== Required task ==
Output every line of the data exactly as it appears.

== Source excerpt ==

= = = = = = =

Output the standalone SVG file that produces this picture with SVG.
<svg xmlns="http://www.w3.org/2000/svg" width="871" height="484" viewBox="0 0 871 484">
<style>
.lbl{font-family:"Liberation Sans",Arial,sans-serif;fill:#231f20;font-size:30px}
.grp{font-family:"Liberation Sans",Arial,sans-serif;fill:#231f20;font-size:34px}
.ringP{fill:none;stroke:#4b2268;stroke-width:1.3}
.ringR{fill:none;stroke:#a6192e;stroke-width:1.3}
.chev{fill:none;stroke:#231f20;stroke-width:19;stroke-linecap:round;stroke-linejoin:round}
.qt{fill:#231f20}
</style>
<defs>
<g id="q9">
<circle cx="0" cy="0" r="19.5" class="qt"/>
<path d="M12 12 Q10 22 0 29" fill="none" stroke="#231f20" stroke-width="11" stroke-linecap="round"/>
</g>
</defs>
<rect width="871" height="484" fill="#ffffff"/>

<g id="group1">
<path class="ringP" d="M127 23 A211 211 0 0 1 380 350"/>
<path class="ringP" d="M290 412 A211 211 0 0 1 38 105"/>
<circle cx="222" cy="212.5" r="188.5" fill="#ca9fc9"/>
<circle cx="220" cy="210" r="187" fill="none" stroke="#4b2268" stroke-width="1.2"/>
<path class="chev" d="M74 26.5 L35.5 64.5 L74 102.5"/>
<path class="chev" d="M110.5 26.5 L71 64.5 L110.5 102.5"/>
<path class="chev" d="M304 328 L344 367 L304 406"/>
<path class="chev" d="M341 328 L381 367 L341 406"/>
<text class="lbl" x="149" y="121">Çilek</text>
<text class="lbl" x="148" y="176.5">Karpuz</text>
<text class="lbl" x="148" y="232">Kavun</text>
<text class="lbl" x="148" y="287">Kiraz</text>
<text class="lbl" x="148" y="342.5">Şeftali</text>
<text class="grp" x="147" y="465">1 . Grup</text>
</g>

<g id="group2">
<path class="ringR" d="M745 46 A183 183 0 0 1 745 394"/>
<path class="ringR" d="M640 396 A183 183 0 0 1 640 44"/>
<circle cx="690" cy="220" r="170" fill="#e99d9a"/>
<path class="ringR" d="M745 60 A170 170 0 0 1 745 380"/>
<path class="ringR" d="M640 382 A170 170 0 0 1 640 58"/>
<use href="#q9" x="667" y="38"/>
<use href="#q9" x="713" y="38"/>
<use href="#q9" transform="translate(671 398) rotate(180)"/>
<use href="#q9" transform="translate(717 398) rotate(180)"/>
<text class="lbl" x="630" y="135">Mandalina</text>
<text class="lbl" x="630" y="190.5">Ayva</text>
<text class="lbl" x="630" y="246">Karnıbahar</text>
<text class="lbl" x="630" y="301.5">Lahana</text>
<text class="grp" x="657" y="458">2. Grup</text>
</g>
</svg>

= = = = = = =

== Answer below ==
Output the standalone SVG file that produces this picture with SVG.
<svg xmlns="http://www.w3.org/2000/svg" width="871" height="484" viewBox="0 0 871 484">
<style>
.lbl{font-family:"Liberation Sans",Arial,sans-serif;fill:#231f20;font-size:30px}
.grp{font-family:"Liberation Sans",Arial,sans-serif;fill:#231f20;font-size:34px}
.ringP{fill:none;stroke:#4b2268;stroke-width:1.3}
.ringR{fill:none;stroke:#a6192e;stroke-width:1.3}
.chev{fill:none;stroke:#231f20;stroke-width:19;stroke-linecap:round;stroke-linejoin:round}
.qt{fill:#231f20}
</style>
<defs>
<g id="q9">
<circle cx="0" cy="0" r="19.5" class="qt"/>
<path d="M12 12 Q10 22 0 29" fill="none" stroke="#231f20" stroke-width="11" stroke-linecap="round"/>
</g>
</defs>
<rect width="871" height="484" fill="#ffffff"/>

<g id="group1">
<path class="ringP" d="M127 23 A211 211 0 0 1 380 350"/>
<path class="ringP" d="M290 412 A211 211 0 0 1 38 105"/>
<circle cx="222" cy="212.5" r="188.5" fill="#ca9fc9"/>
<circle cx="220" cy="210" r="187" fill="none" stroke="#4b2268" stroke-width="1.2"/>
<path class="chev" d="M74 26.5 L35.5 64.5 L74 102.5"/>
<path class="chev" d="M110.5 26.5 L71 64.5 L110.5 102.5"/>
<path class="chev" d="M304 328 L344 367 L304 406"/>
<path class="chev" d="M341 328 L381 367 L341 406"/>
<text class="lbl" x="149" y="121">Çilek</text>
<text class="lbl" x="148" y="176.5">Karpuz</text>
<text class="lbl" x="148" y="232">Kavun</text>
<text class="lbl" x="148" y="287">Kiraz</text>
<text class="lbl" x="148" y="342.5">Şeftali</text>
<text class="grp" x="147" y="465">1 . Grup</text>
</g>

<g id="group2">
<path class="ringR" d="M745 46 A183 183 0 0 1 745 394"/>
<path class="ringR" d="M640 396 A183 183 0 0 1 640 44"/>
<circle cx="690" cy="220" r="170" fill="#e99d9a"/>
<path class="ringR" d="M745 60 A170 170 0 0 1 745 380"/>
<path class="ringR" d="M640 382 A170 170 0 0 1 640 58"/>
<use href="#q9" x="667" y="38"/>
<use href="#q9" x="713" y="38"/>
<use href="#q9" transform="translate(671 398) rotate(180)"/>
<use href="#q9" transform="translate(717 398) rotate(180)"/>
<text class="lbl" x="630" y="135">Mandalina</text>
<text class="lbl" x="630" y="190.5">Ayva</text>
<text class="lbl" x="630" y="246">Karnıbahar</text>
<text class="lbl" x="630" y="301.5">Lahana</text>
<text class="grp" x="657" y="458">2. Grup</text>
</g>
</svg>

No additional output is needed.